Cellist, Author, Teacher of Cello and the Alexander Technique
Employer(s)
New York Philharmonic Orchestra, 1967-2011
Notable work
Cello, Bow and You: Putting it All Together | Oxford University Press
Website
www.evangelinebenedetti.com
Evangeline Benedetti (b. February 22, 1941) is an American cellist who was first woman cello player to play in the New York Philharmonic Orchestra.
Education and training
Benedetti was born and raised in Austin, Texas. She was interested in playing in the band as a child and started playing on the French horn and the bassoon.[1] She was also able to take free cello lessons at the University of Texas String Project,[2][1] and her childhood teachers were Walter Coleman[3]: xv and Phyllis Young.[2] After a year at University of Texas under the tutelage of Horace Britt, she received a full scholarship to study with Bernard Greenhouse[2] at the Manhattan School of Music[4] where she earned her Bachelor and Master of Music degrees. Benedetti also trained with Zara Nelsova and Pablo Casals.[3]: xv
Career
In 1965, Benedetti gave her debut solo recital at the age of 24 in Carnegie Recital Hall. Her performance earned rave reviews, with the New York Times calling her approach to playing as “strikingly similar to Casals” and praising her "technical capacity," her "big, vibrant tone" and her "enormous communicativeness".[5]
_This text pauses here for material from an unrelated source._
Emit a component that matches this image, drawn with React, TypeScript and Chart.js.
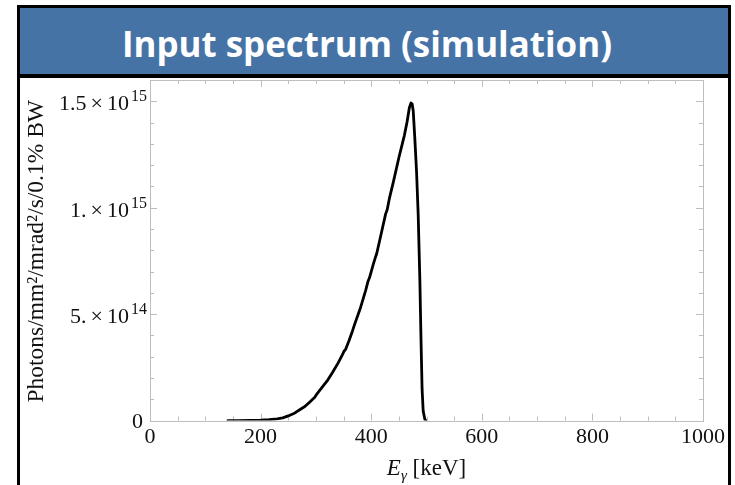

Benedetti's career with the New York Philharmonic began in 1967 after winning her audition during Leonard Bernstein's[6] tenure as the orchestra's music director.[7] Before the start of her audition, her cello fell and broke so she performed for her audition on a borrowed cello.[8] She was the first cello player and the second woman to join the New York Philharmonic Orchestra,[9] after Orin O'Brien a double bassist who joined the group in 1966.[1] As one of the first female members in the New York Philharmonic, she became a subject of the 1969 Human Rights Commission's case investigating the orchestra's hiring practices for membership.[10] In 1971, Benedetti and the other three women in the Philharmonic Orchestra talked with a New York Times reporter about conditions for women in the orchestra, including day-to-day activities and challenges.[11] She retired in 2011.[9]